Increased enforcement of trade laws: Authorities like U.S. Customs and Border Protection (CBP) have ramped up enforcement of existing laws, including those focused on anti-dumping and anti-forced labor. This means that even compliant importers must be more diligent to avoid unintentional violations.
Increased complexity of global trade
Today’s trade environment is far more complicated than in the past, and navigating it requires specialized expertise:
- Numerous trade agreements: Many trade agreements have complex rules of origin that require thorough documentation to qualify for reduced or eliminated duties. Incorrectly claiming preferential status can result in severe penalties.
- Product-specific regulations: Many products are regulated by multiple government agencies in addition to customs. For example, the FDA, EPA, and CPSC all have their own specific requirements for imports. Importers need expert knowledge to satisfy the rules of each “Partner Government Agency” (PGA).
- Complex Valuation and Classification Challenges: Accurate classification of goods under the Harmonized Tariff Schedule (HTS) remains a highly intricate process and is a frequent source of costly errors. The evolving global trade landscape has complicated classification procedures, with many products now subject to multiple tariffs under a single line item (IEEPA Fentanyl, IEEPA Reciprocal, Section 301, Section 232 steel/aluminum/copper, Section 232 vehicles and new country specific trade agreements as they emerge). In addition to proper classification, valuation must incorporate various elements such as assists, royalties, and other non-obvious additions to the transaction value.  Compliance services and fees are mandatory for commercial importers
The need for specialized knowledge and technology means compliance is a paid service, not an optional one:
- Professional services are required: Licensed customs brokers provide professional services to prepare and file customs declarations, manage required documents, and interact with government agencies. The cost of these services depends on the shipment’s complexity and value.

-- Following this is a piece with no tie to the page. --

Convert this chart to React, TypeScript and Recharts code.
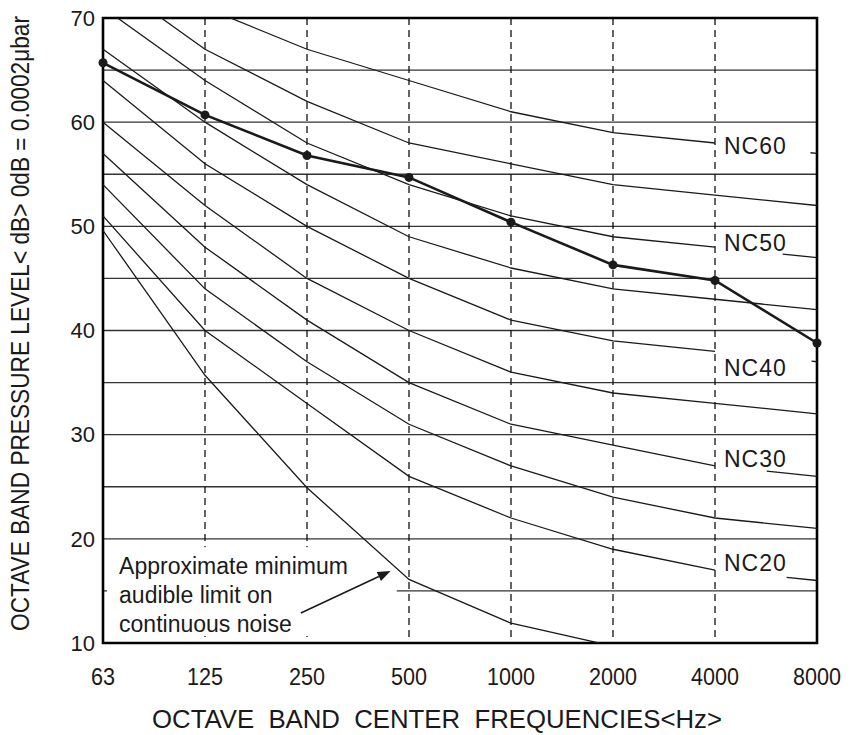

- Technology and automation: To handle the increased volume and complexity, modern customs compliance often involves specialized software and automated processing. This technology allows professionals to avoid manual errors, manage a high volume of entries, and track shipments more effectively, all of which come at a cost.
- Various customs fees and bonds: Importers must now pay various official fees to government agencies, such as Merchandise Processing Fees (MPF) and Harbor Maintenance Fees (HMF). Most commercial imports also require a customs bond, which is a financial guarantee that duties and fees will be paid.
Risks and costs of non-compliance
The financial risks of making a mistake outweigh the costs of paying for expert compliance services:
- Severe penalties for errors: CBP can issue large fines for mistakes, including those related to valuation, classification, origin marking, and late filings.
- Costly delays and inspections: Mistakes or heightened scrutiny can lead to inspections and holds at the border, incurring costly storage fees and delaying the supply chain.
- Reputational damage: The risk of a supply chain disruption or seizure can damage a business’s reputation, especially for direct-to-consumer e-commerce brands.